• **Task requirements**
Copy from the first line below down to and including the line with "(8,53) rectangle (397,297);". Skip the pictures.

※

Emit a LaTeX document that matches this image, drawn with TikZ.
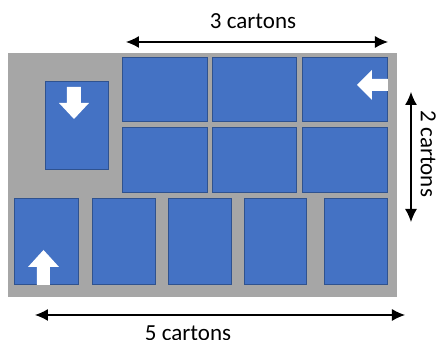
\documentclass[tikz,border=0pt]{standalone}
\usepackage{fontspec}
\setmainfont{Carlito}
\usetikzlibrary{arrows.meta}
\definecolor{boxblue}{HTML}{4472C4}
\definecolor{boxedge}{HTML}{2F528F}
\definecolor{pallet}{HTML}{A6A6A6}

\begin{document}
\begin{tikzpicture}[x=0.5pt,y=-0.5pt,
	carton/.style={fill=boxblue,draw=boxedge,line width=0.5pt},
	turn/.style={fill=white,draw=none},
	dim/.style={{Latex[length=6.5pt,width=6pt]}-{Latex[length=6.5pt,width=6pt]},line width=0.6pt},
	lbl/.style={font=\fontsize{11.5}{13}\selectfont}]
	\useasboundingbox (0,0) rectangle (436,340);

	%PALLET
	\fill[pallet] (8,53) rectangle (397,297);

	%TOP CARTONS
	\foreach \x/\xx in {123/208,213/297,303/388}{
		\foreach \y/\yy in {58/122,128/193}{
			\draw[carton] (\x,\y) rectangle (\xx,\yy);
		}
	}
	\draw[carton] (46,82) rectangle (109,170); %lone carton

	%BOTTOM CARTONS
	\foreach \x/\xx in {15/79,93/156,169/232,245/307,325/388}{
		\draw[carton] (\x,199) rectangle (\xx,285);
	}

	%TURN ARROWS
	\fill[turn] (67,87)--(81,87)--(81,103)--(89,103)--(74,119)--(59,103)--(67,103)--cycle; %down
	\fill[turn] (388,79)--(372,79)--(372,70)--(357,85)--(372,100)--(372,91)--(388,91)--cycle; %left
	\fill[turn] (37,285)--(50,285)--(50,267)--(59,267)--(43.5,250)--(28,267)--(37,267)--cycle; %up

	%DIMENSIONS
	\coordinate (top-l) at (126,42);	\coordinate (top-r) at (388,42);
	\draw[dim] (top-l) -- (top-r);
	\node[lbl,anchor=base] (top-lbl) at (253,29) {3 cartons};

	\coordinate (side-t) at (411,92);	\coordinate (side-b) at (411,222);
	\draw[dim] (side-t) -- (side-b);
	\node[lbl,rotate=-90,anchor=base] (side-lbl) at (421,154) {2 cartons};

	\coordinate (bot-l) at (35,315);	\coordinate (bot-r) at (405,315);
	\draw[dim] (bot-l) -- (bot-r);
	\node[lbl,anchor=base] (bot-lbl) at (188,341) {5 cartons};
\end{tikzpicture}
\end{document}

※

• **Task solution**
Emit a LaTeX document that matches this image, drawn with TikZ.
\documentclass[tikz,border=0pt]{standalone}
\usepackage{fontspec}
\setmainfont{Carlito}
\usetikzlibrary{arrows.meta}
\definecolor{boxblue}{HTML}{4472C4}
\definecolor{boxedge}{HTML}{2F528F}
\definecolor{pallet}{HTML}{A6A6A6}

\begin{document}
\begin{tikzpicture}[x=0.5pt,y=-0.5pt,
	carton/.style={fill=boxblue,draw=boxedge,line width=0.5pt},
	turn/.style={fill=white,draw=none},
	dim/.style={{Latex[length=6.5pt,width=6pt]}-{Latex[length=6.5pt,width=6pt]},line width=0.6pt},
	lbl/.style={font=\fontsize{11.5}{13}\selectfont}]
	\useasboundingbox (0,0) rectangle (436,340);

	%PALLET
	\fill[pallet] (8,53) rectangle (397,297);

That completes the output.